Nepali companies whose PR strategies are worth appreciating
Being a tobacco company public persona that Surya Nepal has garnered over the years is admirable. From their corporate social responsibility ventures to regular sponsorship in flagship events like Jazzmandu and golf tournaments, I believe they have created a positive image in the market.
Thoughts on online marketing
It is the future and here to stay but most Nepali companies have not made full use of it. The power of data driven advertising is lacking but has huge potential. With recent data showing 60% of Nepali population has smartphones using social media it is going to be the new battlefield for mind share.
Daraz is launching
A new vertical with refurbished mobile phones. This gives our customers the assurance of Daraz when purchasing second-hand phones from the market.
A company whose brand strategy is spot on
Even though it is low involvement, brands from Perfetti Van Melle like Mentos and Happydent have got a spot-on on brand strategy.
A book on branding or marketing that you would recommend
I believe ‘Principles of Marketing’ by Philip Kotler is the bible every marketing professional should read. If I had to choose my all-time favourite memoire of branding it would be ‘Nawabs, Nudes, Noodles’ by Ambi Parameswaran.

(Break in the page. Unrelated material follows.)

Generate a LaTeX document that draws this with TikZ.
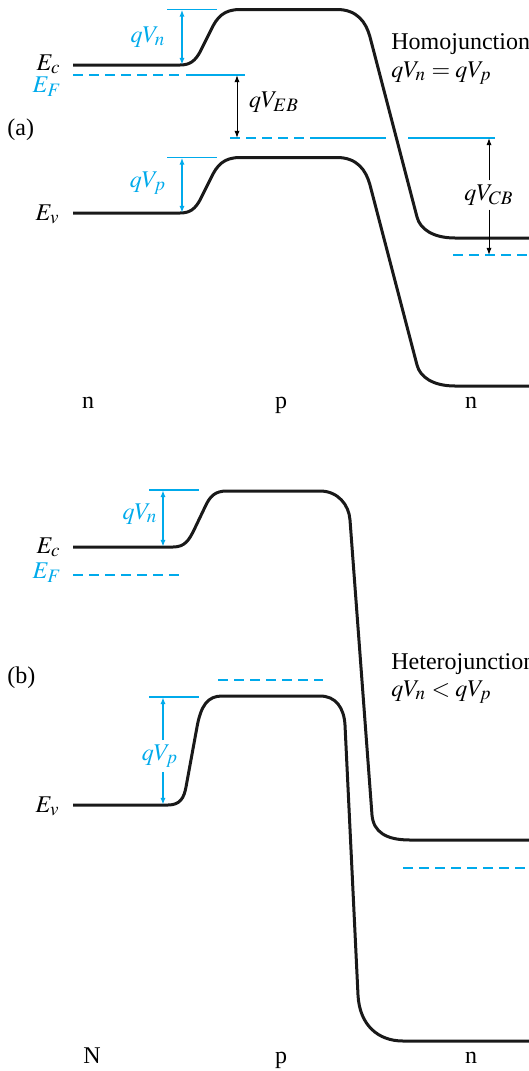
\documentclass[tikz,border=0pt]{standalone}
\usepackage{mathptmx}
\usepackage{fontspec}
\setmainfont{Liberation Serif}
\DeclareMathSizes{12}{12}{9.5}{7.5}
\usetikzlibrary{arrows.meta, positioning}
\definecolor{bandblue}{RGB}{0,170,235}

\begin{document}
\begin{tikzpicture}[x=0.5pt, y=-0.5pt, >={Latex[length=3.6pt,width=2.6pt]}, font=\fontsize{12}{14}\selectfont]
    % Styles for the band diagram
    \tikzstyle{band} = [line width=1.5pt, black!90]
    \tikzstyle{level} = [line width=0.8pt, bandblue]
    \tikzstyle{fermi} = [level, dash pattern=on 5pt off 3pt]
    \tikzstyle{bluearrow} = [<->, line width=0.8pt, bandblue]
    \tikzstyle{blackarrow} = [line width=0.5pt, black]
    \tikzstyle{lbl} = [inner sep=0pt]

    \useasboundingbox (0,0) rectangle (529,1071);

    % (a) Homojunction bands
    \draw[band] (73,65) -- (180,65) .. controls (190,65) and (195,61) .. (200,52) -- (211,30) .. controls (217,17) and (224,9.5) .. (240,9.5) -- (337,9.5) .. controls (357,9.5) and (366,22) .. (370,37) -- (417,217) .. controls (420,229) and (433,238) .. (455,238) -- (529,238);
    \draw[band] (73,213) -- (180,213) .. controls (190,213) and (195,209) .. (200,200) -- (211,178) .. controls (217,165) and (224,157.5) .. (240,157.5) -- (337,157.5) .. controls (357,157.5) and (366,170) .. (370,185) -- (417,365) .. controls (420,377) and (433,386) .. (455,386) -- (529,386);

    % (a) levels
    \draw[level] (167,9.5) -- (217,9.5);
    \draw[fermi] (73,75) -- (180,75);
    \draw[level] (186,75) -- (245,75);
    \draw[fermi] (230,138) -- (305,138);
    \draw[level] (310,138) -- (386,138);
    \draw[level] (408,138) -- (495,138);
    \draw[fermi] (453,255) -- (529,255);
    \draw[level] (167,157.5) -- (217,157.5);

    % (a) labels
    \node[lbl, anchor=base east] (ecA) at (61,70) {$E_c$};
    \node[lbl, anchor=base east, text=bandblue] (efA) at (62,92) {$E_F$};
    \node[lbl, anchor=base west] (labA) at (7,135) {(a)};
    \node[lbl, anchor=base east] (evA) at (60,220) {$E_v$};
    \node[lbl, text=bandblue] (vnA) at (148,37) {$qV_n$};
    \node[lbl, text=bandblue] (vpA) at (148,183) {$qV_p$};
    \node[lbl] (vebA) at (274,102) {$qV_{EB}$};
    \node[lbl, anchor=base west] (homo) at (391,49) {Homojunction};
    \node[lbl, anchor=base west] (homoeq) at (391,77) {$qV_n = qV_p$};
    \node[lbl, inner sep=2pt] (vcbA) at (489,195) {$qV_{CB}$};
    \node[lbl, anchor=base] (nA1) at (88,408) {n};
    \node[lbl, anchor=base] (pA) at (281,408) {p};
    \node[lbl, anchor=base] (nA2) at (471,408) {n};

    % (a) arrows
    \coordinate (vnA top) at (182,9.5);
    \coordinate (vnA bot) at (182,65);
    \coordinate (vpA top) at (182,157.5);
    \coordinate (vpA bot) at (182,213);
    \coordinate (ebA top) at (237,75);
    \coordinate (ebA bot) at (237,138);
    \coordinate (cbA top) at (489,138);
    \coordinate (cbA bot) at (489,255);
    \draw[bluearrow] (vnA top) -- (vnA bot);
    \draw[bluearrow] (vpA top) -- (vpA bot);
    \draw[blackarrow, <->] (ebA top) -- (ebA bot);
    \draw[blackarrow, ->] (vcbA) -- (cbA top);
    \draw[blackarrow, ->] (vcbA) -- (cbA bot);

    % (b) Heterojunction bands
    \draw[band] (73,547) -- (173,547) .. controls (185,547) and (189,540) .. (194,530) -- (205,507) .. controls (210,496) and (215,491) .. (227,491) -- (320,491) .. controls (338,491) and (349,505) .. (350,520) -- (372,815) .. controls (373.5,832) and (386,840) .. (410,840) -- (529,840);
    \draw[band] (73,805) -- (168,805) .. controls (180,805) and (184,798) .. (186,787) -- (197,727) .. controls (201,705) and (208,696) .. (222,696) -- (320,696) .. controls (336,696) and (344,708) .. (345,725) -- (358,995) .. controls (359.5,1025) and (378,1041) .. (403,1041) -- (529,1041);

    % (b) levels
    \draw[level] (149,490) -- (199,490);
    \draw[fermi] (73,575) -- (180,575);
    \draw[fermi] (218,680) -- (323,680);
    \draw[level] (149,697) -- (199,697);
    \draw[fermi] (403,868) -- (529,868);

    % (b) labels
    \node[lbl, anchor=base east] (ecB) at (61,553) {$E_c$};
    \node[lbl, anchor=base east, text=bandblue] (efB) at (62,578) {$E_F$};
    \node[lbl, anchor=base west] (labB) at (7,683) {(b)};
    \node[lbl, anchor=base east] (evB) at (60,812) {$E_v$};
    \node[lbl, text=bandblue] (vnB) at (140,514) {$qV_n$};
    \node[lbl, text=bandblue, inner sep=2pt] (vpB) at (160,756) {$qV_p$};
    \node[lbl, anchor=base west] (hetero) at (391,669) {Heterojunction};
    \node[lbl, anchor=base west] (heteroeq) at (391,696) {$qV_n < qV_p$};
    \node[lbl, anchor=base] (nB1) at (92,1063) {N};
    \node[lbl, anchor=base] (pB) at (281,1063) {p};
    \node[lbl, anchor=base] (nB2) at (471,1063) {n};

    % (b) arrows
    \coordinate (vnB top) at (163,490);
    \coordinate (vnB bot) at (163,547);
    \coordinate (vpB top) at (163,697);
    \coordinate (vpB bot) at (163,805);
    \draw[bluearrow] (vnB top) -- (vnB bot);
    \draw[bluearrow, -{Latex[length=3.6pt,width=2.6pt]}] (vpB top |- vpB.north) -- (vpB top);
    \draw[bluearrow, -{Latex[length=3.6pt,width=2.6pt]}] (vpB bot |- vpB.south) -- (vpB bot);
\end{tikzpicture}
\end{document}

What does your choice in brands say about you
I do not care much about brands.
Is expensive necessarily better?
When you are born and raised in a developing country like Nepal, we are raised to believe expensive is good but we are innately value seekers. We get copies of copies in the market (my personal favourite is a Rolex dipped in water on the streets of New Road sold at Rs 500). A blue-collar worker on the streets of Kathmandu will be wearing a Gucci or Supreme t-shirt with no idea what the original will cost. As a consumer if you are getting value for the cost you pay, you should be doing good is my philosophy.
A brand guru you look up to
Ogilvy would definitely be the ultimate guru but my personal favourite would be Piyush Pandey. If you were a kid growing up in the 90’s, almost every memorable advertisement to come out of India was by Piyush Pandey. ‘Pandemonium’ is a must read for every advertiser to get a deep insight on how the man thought and lived his life.
Three things to remember when choosing a brand
Judge a book by its cover, in most cases the first impression is the last.
Always do your research, reviews are useful but can be very biased. Therefore, choose your source of information correctly.
Practicality and your ability to pay should be a top priority to maximise satisfaction rather than the price tag.
A branding strategy you recall having gone all wrong
There was a noodle called Miho (Me-hoe) that was launched with a big fanfare and massive advertisement spending but it failed in the market mainly due to its distribution issues and unique taste alien to Nepali market at that point. I saw a problem in the name itself. Even though it ran with your tongue the simple meaning of pronunciation was just wrong.
My favourite brand association gone wrong will have to be Sunny Leone’s association with Xing vodka. The research showed that sex sells in the alcohol and cigarette category so they decided to sign the biggest sex symbol at the time in South Asia. But she was simply too big for the product; the customers never associated Sunny with an average Nepali vodka brand and the brand failed miserably within a few years of its launch.